He’s the grandson of a ‘’Gamilaroi woman born in the Pilliga scrub,’’ a former Blaxland High boy, and as of a week ago he started running the Northern Territory.
Adam Graham Giles, 39, became the chief minister of the Northern Territory after ousting leader Terry Mills while he was on a trade mission in Japan.
Mr Giles was sworn in on March 14, becoming the first indigenous head of government of an Australian state or territory. Adam Giles succeeded by gaining the support of the party’s four indigenous members from bush electorates.
The new leader is used to controversy. He attracted media interest by rejecting calls for John Howard to allow parliament to say sorry to the Aboriginal stolen generations. “Sorry is a five-letter word,” he said. “Is it going to give someone a job?”
And in 2009 he famously complained when the federal government planned to move dongas from the Alice to Christmas Island.
‘’We’re taking potential demountables off disabled kids in Alice Springs to house scum asylum seekers in Christmas Island,” he told the territory’s Legislative Assembly. He later clarified the point on ABC radio saying “When I used the word scum I was referring to people smugglers, people who traffic in human misery”.
One of Giles’ first acts after being sworn in on Thursday was to scrap the post of minister for Aboriginal advancement. Thirty per cent of territory voters are indigenous. His spokesman told the Gazette Mr Giles did not believe in tokenism on Aboriginal issues and all ministers should be responsible — “it shouldn’t just be lumped at one minister’s feet”.

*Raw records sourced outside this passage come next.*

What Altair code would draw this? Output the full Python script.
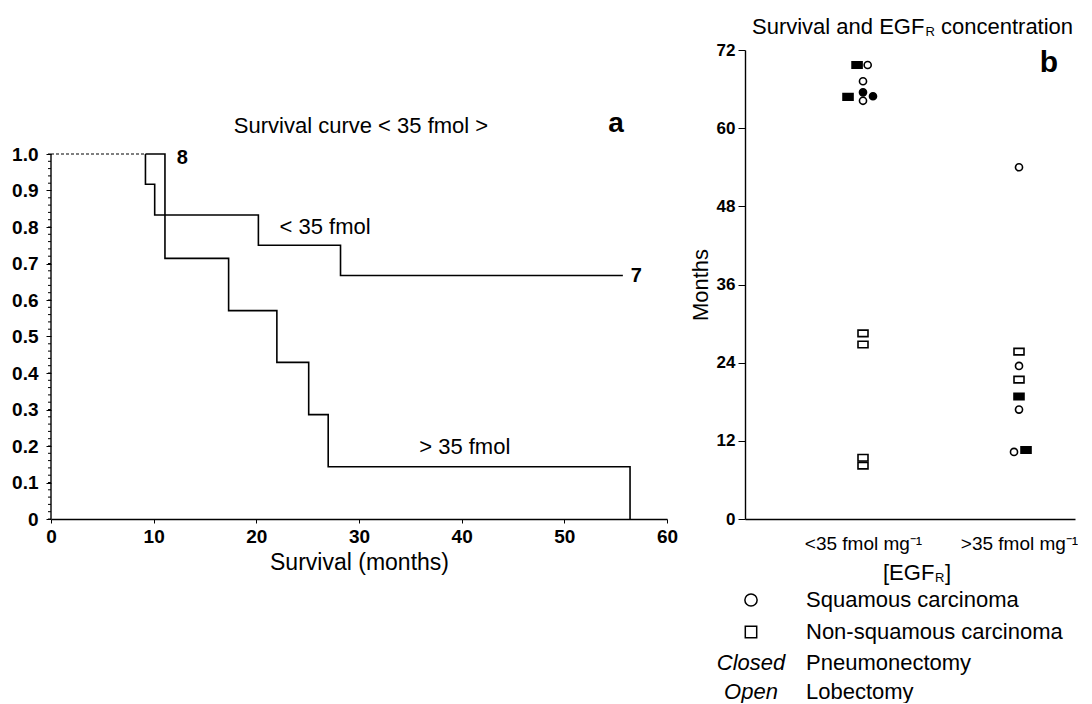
import altair as alt
import pandas as pd

FONT = "Liberation Sans"

# ---------------- Panel a: survival curves ----------------
pre_t = [0.0, 9.2]
pre_s = [1.0, 1.0]
low_t = [9.2, 9.2, 10.1, 20.2, 28.2, 55.7]
low_s = [1.0, 0.917, 0.833, 0.75, 0.667, 0.667]
high_t = [9.2, 11.1, 17.3, 22.0, 25.1, 27.0, 56.4, 56.4]
high_s = [1.0, 0.714, 0.571, 0.429, 0.286, 0.143, 0.143, 0.0]
y_major = [0.0, 0.1, 0.2, 0.3, 0.4, 0.5, 0.6, 0.7, 0.8, 0.9, 1.0]
y_minor = [round(i * 0.02, 2) for i in range(51)]
x_ticks_a = [0, 10, 20, 30, 40, 50, 60]

# ---------------- Panel b: survival vs EGFR ----------------
b_x = [0.962, 1.03, 1.0, 1.0, 0.904, 1.064, 1.0, 1.0, 1.0, 1.0, 1.0,
       2.0, 2.0, 2.0, 2.0, 2.0, 2.0, 1.968, 2.045]
b_months = [69.7, 69.7, 67.2, 65.5, 64.8, 64.9, 64.2, 28.5, 26.8, 9.4, 8.2,
            54.0, 25.7, 23.5, 21.4, 18.8, 16.8, 10.3, 10.6]
b_hist = ["N", "S", "S", "S", "N", "S", "S", "N", "N", "N", "N",
          "S", "N", "S", "N", "N", "S", "S", "N"]
b_surg = ["C", "O", "O", "C", "C", "C", "O", "O", "O", "O", "O",
          "O", "O", "O", "O", "C", "O", "O", "C"]
x_labels_b = ["<35 fmol mg\u207b\u00b9", ">35 fmol mg\u207b\u00b9"]
y_ticks_b = [0, 12, 24, 36, 48, 60, 72]
hist_names = {"S": "Squamous carcinoma", "N": "Non-squamous carcinoma"}
surg_names = {"C": "Pneumonectomy", "O": "Lobectomy"}

W_A, H = 616, 469
W_B = 330

one = pd.DataFrame({"k": [0]})

pre_df = pd.DataFrame({"t": pre_t, "s": pre_s})
low_df = pd.DataFrame({"t": low_t, "s": low_s, "i": list(range(len(low_t)))})
high_df = pd.DataFrame({"t": high_t, "s": high_s, "i": list(range(len(high_t)))})

xa = alt.Scale(domain=[0, 60], nice=False)
ya = alt.Scale(domain=[0, H / 365.0], nice=False)

x_axis_a = alt.Axis(values=x_ticks_a, tickSize=4, labelPadding=4, labelFontSize=19,
                    labelFontWeight="bold", labelColor="black", tickColor="black",
                    domainColor="black", domainWidth=1.4, grid=False,
                    title="Survival (months)", titleFontSize=23, titleFontWeight="normal",
                    titleColor="black", titlePadding=5, labelFlush=False)
y_axis_a = alt.Axis(values=y_major, labelExpr="datum.value == 0 ? '0' : format(datum.value, '.1f')",
                    domain=False, tickSize=5, tickColor="black", labelFontSize=19,
                    labelFontWeight="bold", labelColor="black", labelPadding=8,
                    grid=False, title=None)

low_line = alt.Chart(low_df).mark_line(interpolate="step-after", color="black", strokeWidth=1.6).encode(
    x=alt.X("t:Q", scale=xa, axis=x_axis_a),
    y=alt.Y("s:Q", scale=ya, axis=y_axis_a),
    order="i:Q",
)
high_line = alt.Chart(high_df).mark_line(interpolate="step-after", color="black", strokeWidth=1.6).encode(
    x=alt.X("t:Q", scale=xa), y=alt.Y("s:Q", scale=ya), order="i:Q"
)
pre_line = alt.Chart(pre_df).mark_line(color="black", strokeWidth=1.2, strokeDash=[3, 2]).encode(
    x=alt.X("t:Q", scale=xa), y=alt.Y("s:Q", scale=ya)
)
y_line = alt.Chart(one).mark_rule(color="black", strokeWidth=1.4).encode(
    x=alt.value(0), y=alt.datum(0.0, scale=ya), y2=alt.datum(1.0)
)
minor = alt.Chart(pd.DataFrame({"v": y_minor})).mark_rule(color="black", strokeWidth=1).encode(
    y=alt.Y("v:Q", scale=ya), x=alt.value(-3), x2=alt.value(0)
)

def txt(text, x, y, size=22, weight="normal", align="center", style="normal", dy=0):
    return alt.Chart(one).mark_text(text=text, fontSize=size, fontWeight=weight, align=align,
                                    baseline="middle", font=FONT, fontStyle=style, color="black",
                                    dy=dy).encode(x=x, y=y)

lab8 = txt("8", alt.datum(12.8), alt.datum(0.99), size=20, weight="bold")
lab7 = txt("7", alt.datum(57.0), alt.datum(0.667), size=20, weight="bold")
lab_low = txt("< 35 fmol", alt.datum(26.7), alt.datum(0.80))
lab_high = txt("> 35 fmol", alt.datum(40.3), alt.datum(0.197))
title_a = txt("Survival curve < 35 fmol >", alt.value(310), alt.value(76))
letter_a = txt("a", alt.value(565), alt.value(74), size=28, weight="bold")

panel_a = alt.layer(pre_line, low_line, high_line, y_line, minor,
                    lab8, lab7, lab_low, lab_high, title_a, letter_a).properties(width=W_A, height=H)

# ---------------- Panel b ----------------
b_df = pd.DataFrame({
    "x": b_x, "months": b_months,
    "hist": [hist_names[h] for h in b_hist],
    "surg": [surg_names[s] for s in b_surg],
})
xb = alt.Scale(domain=[1 - 118 / 156.0, 1 + (W_B - 118) / 156.0], nice=False)
yb = alt.Scale(domain=[0, 72], nice=False)
label_expr_b = f"datum.value == 1 ? '{x_labels_b[0]}' : '{x_labels_b[1]}'"
rect_path = "M-1,-0.65L1,-0.65L1,0.65L-1,0.65Z"

pts = alt.Chart(b_df).mark_point(filled=True, stroke="black", strokeWidth=1.6, opacity=1).encode(
    x=alt.X("x:Q", scale=xb, axis=alt.Axis(values=[1, 2], labelExpr=label_expr_b, ticks=False,
                                           labelPadding=15, labelFontSize=19, labelColor="black",
                                           domainColor="black", domainWidth=1.4, grid=False,
                                           title=None)),
    y=alt.Y("months:Q", scale=yb, axis=alt.Axis(values=y_ticks_b, tickSize=7, tickColor="black",
                                                labelPadding=3, labelFontSize=17,
                                                labelFontWeight="bold", labelColor="black",
                                                domainColor="black", domainWidth=1.4, grid=False,
                                                title="Months", titleFontSize=22,
                                                titleFontWeight="normal", titleColor="black",
                                                titlePadding=4)),
    shape=alt.Shape("hist:N", scale=alt.Scale(domain=["Squamous carcinoma", "Non-squamous carcinoma"],
                                              range=["circle", rect_path]), legend=None),
    size=alt.Size("hist:N", scale=alt.Scale(domain=["Squamous carcinoma", "Non-squamous carcinoma"],
                                            range=[50, 100]), legend=None),
    fill=alt.Fill("surg:N", scale=alt.Scale(domain=["Pneumonectomy", "Lobectomy"],
                                            range=["black", "white"]), legend=None),
)

title_b1 = txt("Survival and EGF", alt.value(7), alt.value(-23), align="left")
title_b2 = txt("R", alt.value(180.5), alt.value(-18), size=13, align="left")
title_b3 = txt("concentration", alt.value(196), alt.value(-23), align="left")
letter_b = txt("b", alt.value(304), alt.value(13), size=30, weight="bold")
xt1 = txt("[EGF", alt.value(138), alt.value(523), align="left")
xt2 = txt("R", alt.value(190), alt.value(528), size=13, align="left")
xt3 = txt("]", alt.value(200), alt.value(523), align="left")

sym_circle = alt.Chart(one).mark_point(shape="circle", size=150, stroke="black", strokeWidth=1.5,
                                       filled=False, opacity=1).encode(x=alt.value(6), y=alt.value(550))
sym_square = alt.Chart(one).mark_point(shape="square", size=130, stroke="black", strokeWidth=1.5,
                                       filled=False, opacity=1).encode(x=alt.value(6), y=alt.value(582))
leg1 = txt(hist_names["S"], alt.value(61), alt.value(550), align="left")
leg2 = txt(hist_names["N"], alt.value(61), alt.value(582), align="left")
leg3a = txt("Closed", alt.value(6), alt.value(613), style="italic")
leg3b = txt(surg_names["C"], alt.value(61), alt.value(613), align="left")
leg4a = txt("Open", alt.value(6), alt.value(642), style="italic")
leg4b = txt(surg_names["O"], alt.value(61), alt.value(642), align="left")

panel_b = alt.layer(pts, title_b1, title_b2, title_b3, letter_b, xt1, xt2, xt3,
                    sym_circle, sym_square, leg1, leg2, leg3a, leg3b, leg4a, leg4b
                    ).properties(width=W_B, height=H)

chart = alt.hconcat(panel_a, panel_b, spacing=78, bounds="flush").properties(
    padding={"left": 3, "top": 8, "right": 0, "bottom": 0}
).configure(font=FONT, view=alt.ViewConfig(stroke="transparent", strokeWidth=0))

chart.save("out.html", embed_options={"renderer": "svg", "actions": False})
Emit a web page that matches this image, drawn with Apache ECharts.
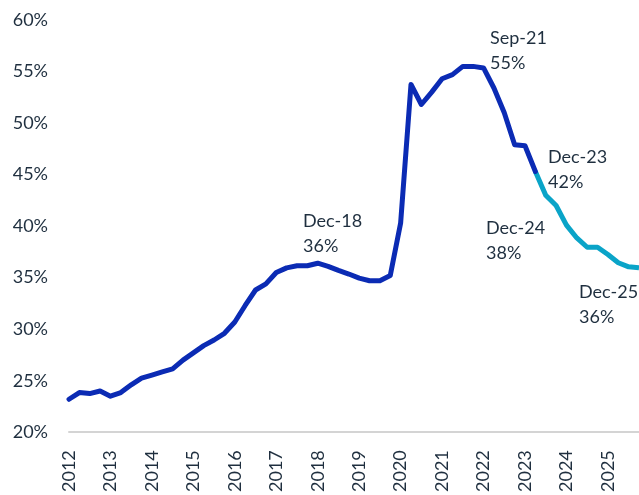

Mr Giles’ mother, Jan, who lives in Mount Riverview and teaches in Penrith, was in New Zealand on Monday and not available to speak to the Gazette.
Mr Giles was born in the Blue Mountains. In his maiden speech to parliament he described his father Robert Graham Romer as “a union man, an activist, a fighter for the BLF [Builders Labourers Federation] and the son of a Gamilaroi woman born in the Pilliga scrub”.
When his parents split, his mother married Jim Giles and the future leader took his stepfather’s name. He has a younger brother, an older stepbrother and two stepsisters. He is married to a former TV reporter and has a teenage daughter.
Adam Giles began his working life in a bakery at the age of 12 and later worked in real estate before moving into public housing management for the now defunct Aboriginal and Torres Strait Islander Commission. He was a social and economic policy adviser for the Department of the Prime Minister and Cabinet.
Mr Giles was popular at school according to former Blaxland High schoolmate Cherin Johns.
“I remember him as a popular guy with many friends. Always inoffensive so he picked his vocation well. He has indigenous heritage which he is proud of. Awesome, awesome guy. I cannot speak more highly of his character whilst at a school.”
Ms Johns said they invited Adam Giles to the class’s 20 year reunion but “he was busy in the NT”.
Mr Giles’s early life at the bakery has stayed with him, with his spokesman declaring that he “still wins the cake contest at the Alice Springs show”.
The federal Coalition’s indigenous affairs spokesman and Country Liberals senator for the NT, Nigel Scullion, welcomed Mr Giles’ elevation.
“This is an historic move by the Country Liberals and Aboriginal people all over Australia can rightly feel proud on this day,’’ he said in a statement.’